Es lógico que todo lo estatal sea público. De ahí que sea razonable que los servidores públicos estén sujetos a un régimen especial que regule su conducta, llamado régimen de responsabilidades administrativas y estén obligados a la presentación de las declaraciones patrimonial (1982) y de intereses (2015). Sin embargo, en la medida que en los últimos 30 años hay gestores privados de lo estatal (concesionarios, particulares que actúan como autoridad, personas físicas y morales que manejan recursos públicos, asociaciones público privadas y empresas cuyo ingreso mayoritariamente o exclusivamente proviene de contrataciones públicas) hay una ampliación de lo público, lo híbrido si se quiere, en la que una sociedad mercantil opera un servicio público o explota una obra pública y debe sujetarse a reglas de rendición de cuentas, transparencia y código de conducta similares a las que corresponden a los servidores públicos.
Lo estatal no debiera ser privado (opaco u oculto). Este principio aplica por igual a los gestores de lo público, sin importar si son servidores públicos, empresarios, miembros de una organización de la sociedad civil o de un observatorio ciudadano, activistas o altruistas. La simplificación de que sólo lo estatal es público y que quienes manejan recursos públicos en el sector privado son puramente privados es inaceptable. Ese es el principio que imperó en la legislación de transparencia y cuando se traslada a la de responsabilidades genera una oposición solamente comprensible bajo el argumento siguiente: los empresarios tienen como fin enriquecerse, aunque esto se logre con el uso indebido de recursos públicos, y los servidores públicos a ser leales a su vocación.

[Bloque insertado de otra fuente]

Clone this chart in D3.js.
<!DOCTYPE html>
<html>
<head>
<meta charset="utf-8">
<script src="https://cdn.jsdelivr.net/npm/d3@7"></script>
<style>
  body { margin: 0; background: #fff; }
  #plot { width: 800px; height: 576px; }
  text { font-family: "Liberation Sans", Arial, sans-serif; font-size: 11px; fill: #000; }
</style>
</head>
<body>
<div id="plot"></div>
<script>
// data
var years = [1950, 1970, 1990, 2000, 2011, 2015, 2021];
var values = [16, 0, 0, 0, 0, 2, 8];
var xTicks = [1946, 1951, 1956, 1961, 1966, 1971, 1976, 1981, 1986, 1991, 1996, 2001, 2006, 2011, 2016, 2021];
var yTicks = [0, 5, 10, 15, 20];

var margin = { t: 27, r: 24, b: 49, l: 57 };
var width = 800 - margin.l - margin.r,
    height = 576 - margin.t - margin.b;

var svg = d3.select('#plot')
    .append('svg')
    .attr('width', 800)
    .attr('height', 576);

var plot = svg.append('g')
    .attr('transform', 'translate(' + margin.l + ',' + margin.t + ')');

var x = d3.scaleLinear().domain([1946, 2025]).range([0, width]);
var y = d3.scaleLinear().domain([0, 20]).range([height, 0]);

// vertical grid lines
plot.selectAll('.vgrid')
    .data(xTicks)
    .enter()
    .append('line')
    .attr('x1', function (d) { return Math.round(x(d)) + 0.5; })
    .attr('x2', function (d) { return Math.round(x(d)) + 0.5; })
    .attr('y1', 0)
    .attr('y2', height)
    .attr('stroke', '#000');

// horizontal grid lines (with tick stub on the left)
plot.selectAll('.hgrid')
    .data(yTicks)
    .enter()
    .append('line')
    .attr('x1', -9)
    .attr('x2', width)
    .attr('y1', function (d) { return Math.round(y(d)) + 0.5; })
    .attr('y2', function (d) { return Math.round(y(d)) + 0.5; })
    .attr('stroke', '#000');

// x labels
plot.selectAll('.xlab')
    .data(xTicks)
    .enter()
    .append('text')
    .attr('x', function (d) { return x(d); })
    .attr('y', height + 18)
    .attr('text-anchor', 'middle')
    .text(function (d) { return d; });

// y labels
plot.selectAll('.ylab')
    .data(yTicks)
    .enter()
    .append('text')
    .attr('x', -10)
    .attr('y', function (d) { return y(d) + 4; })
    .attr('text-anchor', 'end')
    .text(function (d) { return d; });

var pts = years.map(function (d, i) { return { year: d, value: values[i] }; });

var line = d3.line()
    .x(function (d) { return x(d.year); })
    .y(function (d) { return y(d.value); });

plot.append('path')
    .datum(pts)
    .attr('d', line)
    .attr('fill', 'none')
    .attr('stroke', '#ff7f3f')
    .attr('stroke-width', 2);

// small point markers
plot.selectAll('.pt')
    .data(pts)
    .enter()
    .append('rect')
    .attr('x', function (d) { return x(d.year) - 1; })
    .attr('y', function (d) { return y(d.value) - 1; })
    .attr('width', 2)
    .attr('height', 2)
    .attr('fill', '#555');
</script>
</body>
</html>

En este sentido, la separación absoluta entre lo público y lo privado disfraza una doble moral. No reconocer que el acceso al manejo de recursos públicos implica un compromiso social y que en la contratación pública sólo es legítima la utilidad razonable. Es pretender medir con vara distinta a personas que se encuentran en situaciones similares, aunque no iguales.
En estas condiciones, quienes exigen, proponen o sugieren el veto presidencial al artículo 32 de la Ley General de Responsabilidades Administrativas, recientemente aprobada, para evitar que los particulares gestores de lo público presenten declaraciones patrimonial o de intereses, ¿a quienes están defendiendo? ¿A los grandes contratistas y organismos ciudadanos cuyo ingreso principal proviene de los presupuestos federal, estatal o municipal? O, ¿a los becarios o beneficiarios de programas sociales? Es pregunta.

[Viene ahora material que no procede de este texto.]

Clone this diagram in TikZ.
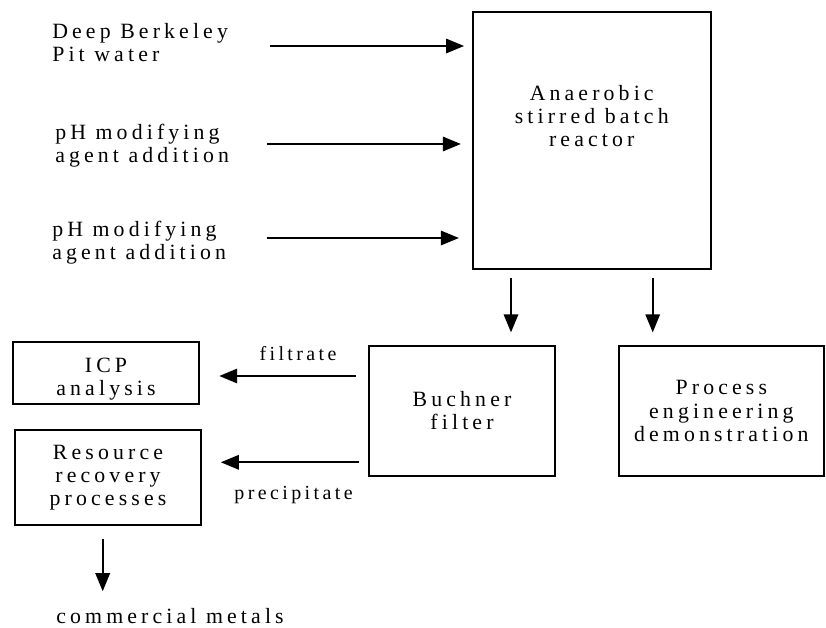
\documentclass[tikz,border=0pt]{standalone}
\usepackage{fontspec}
\setmainfont{Liberation Serif}[LetterSpace=19]
\newfontfamily\edgefamily{Liberation Serif}[LetterSpace=17]
\usetikzlibrary{arrows.meta}

\newcommand{\flowfont}{\fontsize{15.5pt}{16.4pt}\selectfont}
\newcommand{\edgefont}{\edgefamily\fontsize{14.2pt}{15pt}\selectfont}

\tikzset{
  box/.style={draw, line width=1.4pt, inner sep=0pt, align=center, font=\flowfont},
  txt/.style={inner sep=0pt, font=\flowfont},
  edgetxt/.style={inner sep=0pt, font=\edgefont},
  flow/.style={line width=1.3pt, -{Triangle[length=0.45cm,width=0.36cm]}},
}

\begin{document}
\begin{tikzpicture}[x=0.025cm, y=-0.025cm]
\useasboundingbox (0,0) rectangle (826,628);

% feed streams
\node[txt, anchor=west, align=left] (water) at (52,43) {Deep Berkeley\\Pit water};
\node[txt, anchor=west, align=left] (ph1) at (55,146) {pH modifying\\agent addition};
\node[txt, anchor=west, align=left] (ph2) at (52,243) {pH modifying\\agent addition};
\coordinate (in1) at (270,46);
\coordinate (in2) at (267,144);
\coordinate (in3) at (267,238);

% reactor
\node[box, minimum width=5.95cm, minimum height=6.44cm,
  label={[txt, align=center, yshift=0.61cm]center:{Anaerobic\\stirred batch\\reactor}}]
  (reactor) at (591.7,140.5) {};

\draw[flow, shorten >=0.19cm] (in1) -- (in1 -| reactor.west);
\draw[flow, shorten >=0.27cm] (in2) -- (in2 -| reactor.west);
\draw[flow, shorten >=0.32cm] (in3) -- (in3 -| reactor.west);

% second stage
\node[box, minimum width=4.64cm, minimum height=3.24cm] (buchner) at (462,411) {Buchner\\filter};
\node[box, minimum width=5.13cm, minimum height=3.24cm] (process) at (721.3,411) {Process\\engineering\\demonstration};
\coordinate (d1) at (511,0);
\coordinate (d2) at (652.7,0);
\draw[flow, shorten <=0.19cm, shorten >=0.32cm] (reactor.south -| d1) -- (buchner.north -| d1);
\draw[flow, shorten <=0.19cm, shorten >=0.32cm] (reactor.south -| d2) -- (process.north -| d2);

% products
\node[box, minimum width=4.67cm, minimum height=1.56cm,
  label={[txt, align=center, yshift=-0.15cm]center:{ICP\\analysis}}] (icp) at (106,372.9) {};
\node[box, minimum width=4.65cm, minimum height=2.37cm] (resource) at (108,477.5) {Resource\\recovery\\processes};
\node[edgetxt] (filtrate) at (298,354) {filtrate};
\node[edgetxt] (precip) at (293.5,495) {precipitate};
\coordinate (f1) at (0,376);
\coordinate (p1) at (0,462.3);
\draw[flow, shorten <=0.3cm, shorten >=0.47cm] (buchner.west |- f1) -- (icp.east |- f1);
\draw[flow, shorten <=0.23cm, shorten >=0.47cm] (buchner.west |- p1) -- (resource.east |- p1);

\node[txt] (metals) at (170,616) {commercial metals};
\coordinate (m1) at (102.7,0);
\draw[flow, shorten <=0.33cm, shorten >=0.42cm] (resource.south -| m1) -- (metals.north -| m1);
\end{tikzpicture}
\end{document}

Entonces, si el interés es evitar que lo estatal se convierta en privado y que no se afecte a personas que sólo reciben recursos presupuestales, pero no los manejan como sucede con los becarios, tal vez procedería una reforma que precise la redacción, pero no eliminar la obligación de presentar las declaraciones a los particulares que gestionan lo público, ya que habría un retroceso. Sería equivalente a suprimir las obligaciones de transparencia para las personas físicas o morales que manejan recursos públicos o borrar la figura del particular que actúa como autoridad en el juicio de amparo.
Cabe reconocer que el modelo actual es una confusión, una mezcla entre lo público y privado, en el que lo híbrido impera; señalar que el veto presidencial sólo aplazaría la edificación del sistema de anticorrupción, y reducir la corrección a la ley 3 de 3 a precisar que los sujetos, sean servidores públicos o particulares, que sólo reciben por salario, honorarios, transferencia o apoyo recursos públicos, pero que no los manejan, ni deciden sobre el uso de los mismos, ni tienen autoridad, se deben excluir de la obligación de presentar declaraciones patrimonial y de intereses.